Environmental Matters

        See Note 11 to the consolidated financial statements for information regarding environmental matters.

15


Table of Contents


Conditions Respecting Financing

        Our EDE Indenture of Mortgage and Deed of Trust, dated as of September 1, 1944, as amended and supplemented (the EDE Mortgage), and our Restated Articles of Incorporation (Restated Articles), specify earnings coverage and other conditions which must be complied with in connection with the issuance of additional first mortgage bonds or cumulative preferred stock, or the incurrence of unsecured indebtedness. The principal amount of all series of first mortgage bonds outstanding at any one time under the EDE Mortgage is limited by terms of the mortgage to $1 billion. Substantially all of the property, plant and equipment of The Empire District Electric Company (but not its subsidiaries) is subject to the lien of the EDE Mortgage. Restrictions in the EDE mortgage bond indenture could affect our liquidity. The EDE Mortgage contains a requirement that for new first mortgage bonds to be issued, our net earnings (as defined in the EDE Mortgage) for any twelve consecutive months within the fifteen months preceding issuance must be two times the annual interest requirements (as defined in the EDE Mortgage) on all first mortgage bonds then outstanding and on the prospective issue of new first mortgage bonds. Our earnings for the year ended December 31, 2010, would permit us to issue approximately $362.3 million of new first mortgage bonds based on this test at an assumed interest rate of 6.0%. In addition to the interest coverage requirement, the EDE Mortgage provides that new bonds must be issued against, among other things, retired bonds or 60% of net property additions. At December 31, 2010, we had retired bonds and net property additions which would enable the issuance of at least $634.0 million principal amount of bonds if the annual interest requirements are met. As of December 31, 2010, we believe we are in compliance with all restrictive covenants of the EDE Mortgage.

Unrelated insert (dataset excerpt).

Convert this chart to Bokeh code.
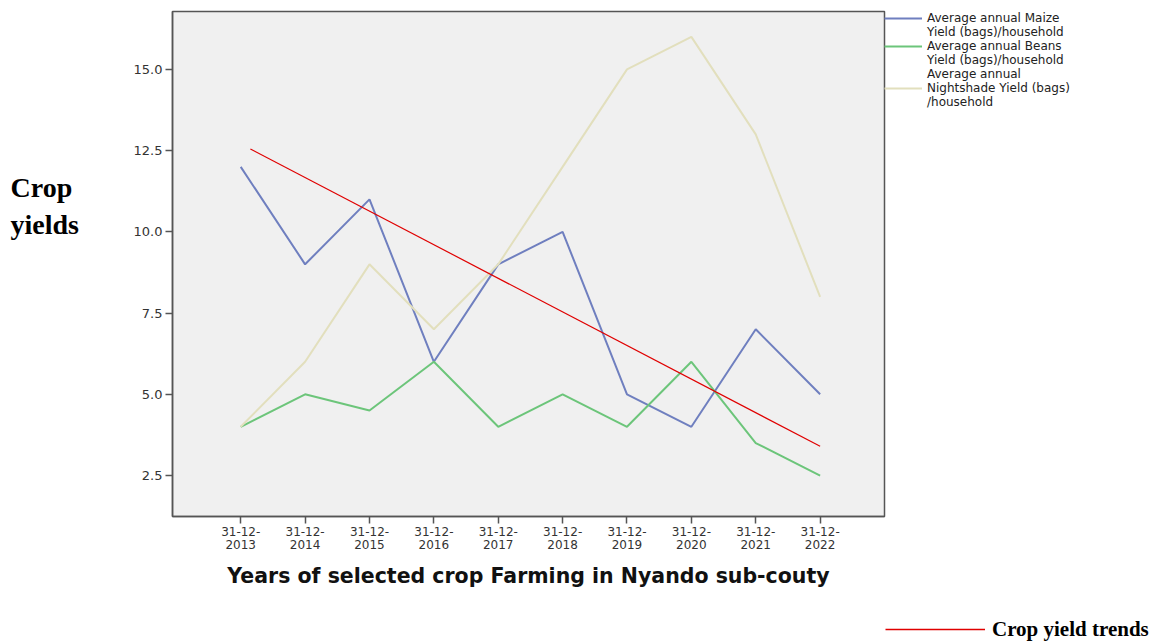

        Under our Restated Articles, (a) cumulative preferred stock may be issued only if our net income available for interest and dividends (as defined in our Restated Articles) for a specified twelve-month period is at least 11/2 times the sum of the annual interest requirements on all indebtedness and the annual dividend requirements on all cumulative preferred stock to be outstanding immediately after the issuance of such additional shares of cumulative preferred stock, and (b) so long as any preferred stock is outstanding, the amount of unsecured indebtedness outstanding may not exceed 20% of the sum of the outstanding secured indebtedness plus our capital and surplus. We have no outstanding preferred stock. Accordingly, the restriction in our Restated Articles does not currently restrict the amount of unsecured indebtedness that we may have outstanding.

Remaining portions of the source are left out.